The homeless people receiving the gifts were clearly moved. One man stood before the television cameras and proudly listed the treasures he had just received: clothes, a blanket, a sleeping bag, shirts, and a nice pair of pants. To another woman, the sleeping bag gave her a sense of independence. She made me smile when she enthusiastically said, “I don’t have to go try to roommate in somebody’s tent. I can sleep by myself.” Joy radiated from these two souls, as it did from the people handing out the gifts. One message really stayed with me, when one homeless woman, though certainly grateful for the gifts she had been given, said what meant most to her was that someone cared about them, which gave her hope. She had tears in her eyes, and as the story ended, so did I.

It was not long before I again was uplifted by another story of a random act of kindness, this time posted on Facebook. A woman traveling home for the holiday was at the airport, and purchased a coffee from an elderly man working at a coffee stand on Christmas day. She gave him a $100 tip and wished him good tidings. The man was so overwhelmed, he enveloped her in a giant hug, and they both ended up crying in each other’s arms.

These stories got me thinking about the power of random acts of kindness, and how through each act, hope is reborn each and every time. The great news is charitableness does not command expensive gifts or herculean efforts, as one simple act can bring unexpected sunshine into someone’s life. I know this to be true, as one year I gave Starbucks gift cards to the college kids who man the front desk at my gym. These gifts certainly could not be defined as huge, but the happy reception I received was indeed huge. Mother Teresa, a true saint of unfaltering service, encouraged the world when she said, “Not all of us can do great things. But we can do small things with great love.”  

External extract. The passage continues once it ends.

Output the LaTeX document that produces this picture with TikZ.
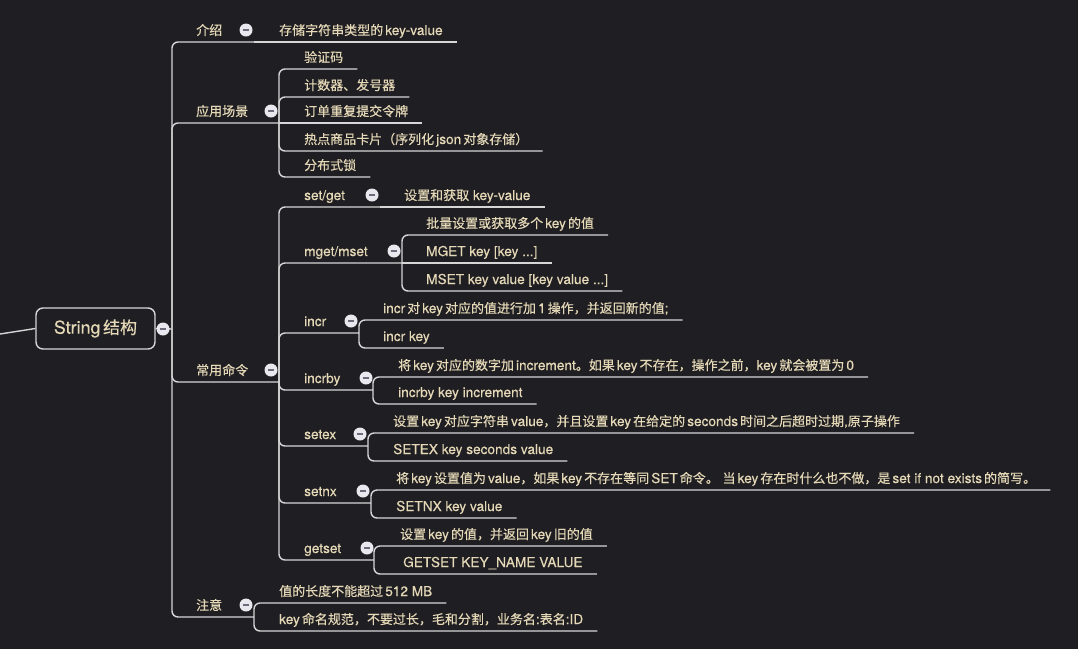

My mother, who passed away in 2009, was like a Mother Teresa, doing both great things and small things with great love. Her giving nature steered her to serving vocations, and she became a teacher, a nurse, and a missionary in foreign lands. My own miraculous salvation was brought through my parent’s benevolence when they adopted me at the age of two out of poverty and sickness in Bolivia while working as missionaries in an impoverished region.

Jorge Antelo, used with permission.
San Borja, Boliva. I am in my mother's arms.
Source: Jorge Antelo, used with permission.

My mother’s selfless acts remained steadfast throughout her life. I remember at her retirement party from teaching, person after person standing up and describing how my mother helped them, from simple things like staying late so someone could leave early, to big events, like caring for a friend’s daughter who had been in a terrible car accident so the mom could return to work.

My mother further uplifted everyone through her love of baking, sharing her homemade delights freely. Every Christmas, my mom would bake for days, making an endless variety of beautifully decorated cookies, fudge, divinity, spiced nuts, and stuffed dates. She would assemble special trays of these goodies and deliver them to neighbors, relatives, and friends. Other times during the year, she would whip up homemade cinnamon rolls, spending the morning punching down the dough and rolling it out to perfection. Warm rolls with frosting running off the edges would again be delivered to grateful neighbors. I would go with her to deliver these treats, and always came home feeling as warm inside as the freshly baked rolls.

I have tried to emulate my mom’s generous spirit in my own family. My son, who loves to cook and bake just as much as his grandma did, decided one Christmas to make a plate of fancy reindeer cookies and fudge for his new dance instructor. The instructor’s genuine surprise was so touching, it was truly worthy of a video recording. He exclaimed, “These are for me?” He loved the creative cookies, immediately taking a photo and texting it out in record speed.

Photo by Aleida K. Wahn
Source: Photo by Aleida K. Wahn

Another time near Thanksgiving, my son and I made a pumpkin pie and delivered it to my son’s robotics instructors. As we left the studio, each instructor was literally smiling from ear-to-ear.

Photo by Aleida K. Wahn
Source: Photo by Aleida K. Wahn

So, as we enter 2017, I sat down with my son and his friends to brainstorm acts of kindness we can do right now. Still in the innocence of youth, they came up with the following: give a compliment and free hugs, give a present to someone even when it is not their birthday, play with a child who is lonely at school, collect clothes from classmates to donate to The San Diego Rescue Mission, and buy groceries for someone in need.

Magnificent words of wisdom came from Anne Frank, a young girl who knew wartime darkness, when she said, “How wonderful it is that nobody need wait a single moment before starting to improve the world.” That’s right, we don’t have to wait for Christmastime or an ordained season of giving to lift up our fellow man. Let’s all do what we can today!